Les critères d’octroi de l’autorisation sont établis dans l’ordonnance et ont été précisés par Brugel au sein de lignes directrices [12].
Application concrète. Le site de Brugel fait état de seulement 10 communautés d’énergie à Bruxelles [13]. Le 17 avril 2024, l’autorité rendait sa dernière décision en la matière en autorisant le projet de communauté d’énergie citoyenne « Brupower » [14]. Cette communauté est composée de de 315 sociétaires, dont 312 personnes physiques et 3 personnes morales. Ce nombre impressionnant de participants illustre les potentiels du concept.
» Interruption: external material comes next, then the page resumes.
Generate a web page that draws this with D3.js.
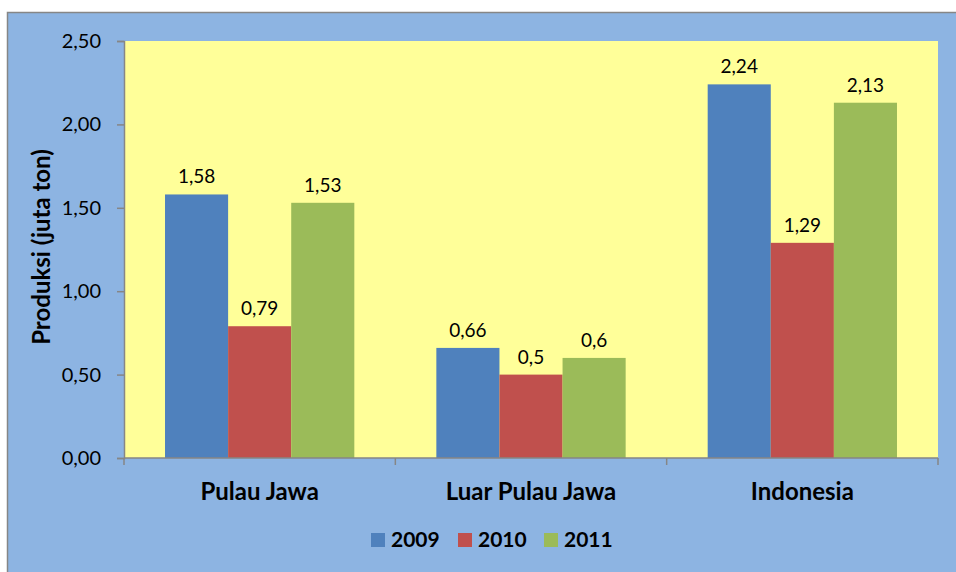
<!DOCTYPE html>
<html>
<head>
<meta charset="utf-8">
<script src="https://cdn.jsdelivr.net/npm/d3@7"></script>
<style>
  body { margin: 0; background: #fff; }
  svg { display: block; font-family: Lato, "Open Sans", sans-serif; }
</style>
</head>
<body>
<svg id="chart" width="956" height="572"></svg>
<script>
const categories = ["Pulau Jawa", "Luar Pulau Jawa", "Indonesia"];
const years = ["2009", "2010", "2011"];
const values2009 = [1.58, 0.66, 2.24];
const values2010 = [0.79, 0.5, 1.29];
const values2011 = [1.53, 0.6, 2.13];
const labels2009 = ["1,58", "0,66", "2,24"];
const labels2010 = ["0,79", "0,5", "1,29"];
const labels2011 = ["1,53", "0,6", "2,13"];
const yTicks = [0, 0.5, 1, 1.5, 2, 2.5];
const colors = ["#4F81BD", "#C0504D", "#9BBB59"];

const series = [values2009, values2010, values2011];
const seriesLabels = [labels2009, labels2010, labels2011];

const svg = d3.select("#chart");

// outer chart area
svg.append("rect")
  .attr("x", 7.5).attr("y", 12.5)
  .attr("width", 960).attr("height", 570)
  .attr("fill", "#8DB4E2")
  .attr("stroke", "#868686").attr("stroke-width", 1.5);

const plot = { left: 124, right: 938, top: 41, bottom: 458 };

const x = d3.scaleBand()
  .domain(categories)
  .range([plot.left, plot.right]);

const x1 = d3.scaleBand()
  .domain(years)
  .range([0, x.bandwidth()])
  .paddingInner(0)
  .paddingOuter(0.65);

const y = d3.scaleLinear()
  .domain([0, 2.5])
  .range([plot.bottom, plot.top]);

svg.append("rect")
  .attr("x", plot.left).attr("y", plot.top)
  .attr("width", plot.right - plot.left).attr("height", plot.bottom - plot.top)
  .attr("fill", "#FFFF99");

// bars
const groups = svg.append("g").selectAll("g")
  .data(categories)
  .join("g")
  .attr("transform", d => `translate(${x(d)},0)`);

years.forEach((yr, si) => {
  groups.append("rect")
    .attr("x", x1(yr))
    .attr("width", x1.bandwidth())
    .attr("y", (d, i) => y(series[si][i]))
    .attr("height", (d, i) => y(0) - y(series[si][i]))
    .attr("fill", colors[si]);
  groups.append("text")
    .attr("x", x1(yr) + x1.bandwidth() / 2)
    .attr("y", (d, i) => y(series[si][i]) - 11)
    .attr("text-anchor", "middle")
    .attr("font-size", 19)
    .attr("fill", "#000")
    .text((d, i) => seriesLabels[si][i]);
});

// y axis
const yAxis = d3.axisLeft(y)
  .tickValues(yTicks)
  .tickSize(7)
  .tickPadding(16)
  .tickFormat(d => d3.format(".2f")(d).replace(".", ","));

const gy = svg.append("g")
  .attr("transform", `translate(${plot.left},0)`)
  .call(yAxis);
gy.selectAll("path, line").attr("stroke", "#868686").attr("stroke-width", 1.5);
gy.selectAll("text").attr("font-size", 20).attr("fill", "#000")
  .attr("font-family", "Lato, sans-serif");

// x axis
const gx = svg.append("g")
  .attr("transform", `translate(0,${plot.bottom})`);
gx.append("line")
  .attr("x1", plot.left).attr("x2", plot.right)
  .attr("stroke", "#868686").attr("stroke-width", 1.5);
gx.selectAll(".tick")
  .data(categories.concat(["end"]))
  .join("line")
  .attr("x1", (d, i) => i < categories.length ? x(d) : plot.right)
  .attr("x2", (d, i) => i < categories.length ? x(d) : plot.right)
  .attr("y1", 0).attr("y2", 7)
  .attr("stroke", "#868686").attr("stroke-width", 1.5);
gx.selectAll("text")
  .data(categories)
  .join("text")
  .attr("x", d => x(d) + x.bandwidth() / 2)
  .attr("y", 42)
  .attr("text-anchor", "middle")
  .attr("font-size", 24)
  .attr("font-weight", "bold")
  .text(d => d);

// y label
svg.append("text")
  .attr("transform", `translate(50,247) rotate(-90)`)
  .attr("text-anchor", "middle")
  .attr("font-size", 24)
  .attr("font-weight", "bold")
  .text("Produksi (juta ton)");

// legend
const legendX = [371, 458, 544];
const legend = svg.append("g").selectAll("g")
  .data(years)
  .join("g")
  .attr("transform", (d, i) => `translate(${legendX[i]},533)`);
legend.append("rect")
  .attr("width", 14).attr("height", 14)
  .attr("fill", (d, i) => colors[i]);
legend.append("text")
  .attr("x", 20).attr("y", 14)
  .attr("font-size", 21)
  .attr("font-weight", "bold")
  .text(d => d);
</script>
</body>
</html>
En l’espèce, ce sont des panneaux voltaïques qui constitueront la source de production d’énergie.
- Conclusion
L’opportunité méconnue offerte par l’ordonnance bruxelloise de participer et constituer une communauté d’énergie revêt un intérêt incontestable d’un point de vue de l’indépendance énergétique de ses participants. En effet, par le biais d’un tel concept, l’origine de l’énergie consommée est traçable de manière particulièrement efficace. Pour les adeptes de l’énergie verte, il s’agit d’un moyen de contrôle de la qualité de la consommation d’énergie extrêmement précis puisque la source de production, qui se situe dans un environnement, a priori, proche et local, est connue. En outre, le système permet de développer l’indépendance des particuliers en termes d’approvisionnement en énergie en permettant aux communautés de s’organiser autour d’une source de production et de s’extraire d’un système de dépendance à l’égard des grands producteurs et distributeurs. L’avenir nous dira dans quelle mesure ces projets auront vocation à s’intégrer de manière incontournable dans le paysage bruxellois.